6. Business emails: employer entitled to copies held on employee's home computer

The Court of Appeal has ruled that an employer is entitled to require a current or former employee or other individual working for it to produce business emails stored on their personal computer or other devices, for inspection and copying. This is a necessary incident of the agency-principal or employment relationship and there is no need for the company to assert ownership of the emails.  (Fairstar Heavy Transport NV v Adkins, CA)

7. New legislation: tribunal rules and fees, unfair dismissal compensation, employee shareholders

  • New employment tribunal rules came into force on 29 July 2013. Employers need to be aware of some important changes, which will affect how claims are handled and the opportunities for settlement. Tribunal fees were also introduced on this date, subject to the outcome of two judicial review applications. Our briefing discussing the main changes and their impact for employers is available here.
  • From 29 July 20123, the upper limit on the unfair dismissal compensatory award was varied to the lower of 52 weeks' pay and the annually fixed limit (currently £74,200). The new limit will apply only to cases where the effective date of termination is on or after 29 July 2013.
  • On 1 September the new "employee shareholder" status came into force. Guidance has been published by BIS and HMRC.

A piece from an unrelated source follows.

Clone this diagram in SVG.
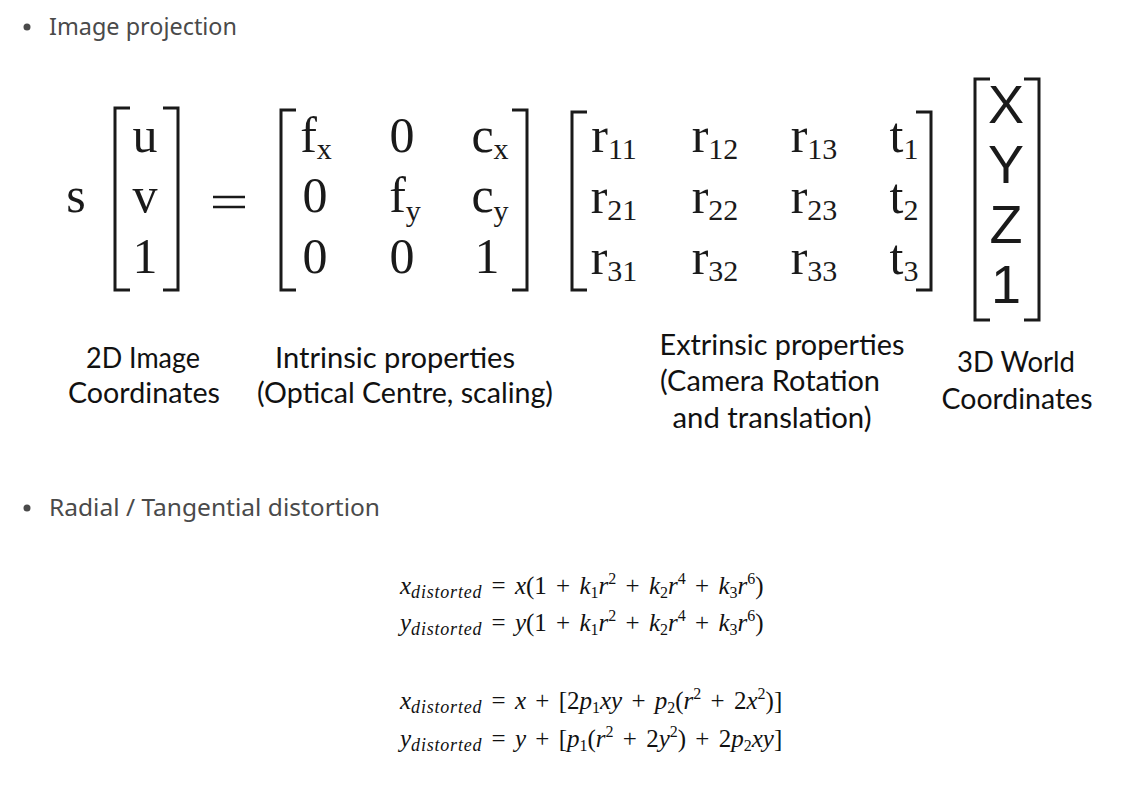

8. New consultations: whistleblowing, childcare

  • The Government has published a call for evidence on the current whistleblowing legislation. It is seeking views by 1 November 2013 as to whether changes are required to ensure that whistleblowers are adequately protected and that workers are not discouraged from coming forward about wrongdoing.
  • The Government is consulting until 14 October 2013 on its proposed new tax-free childcare scheme.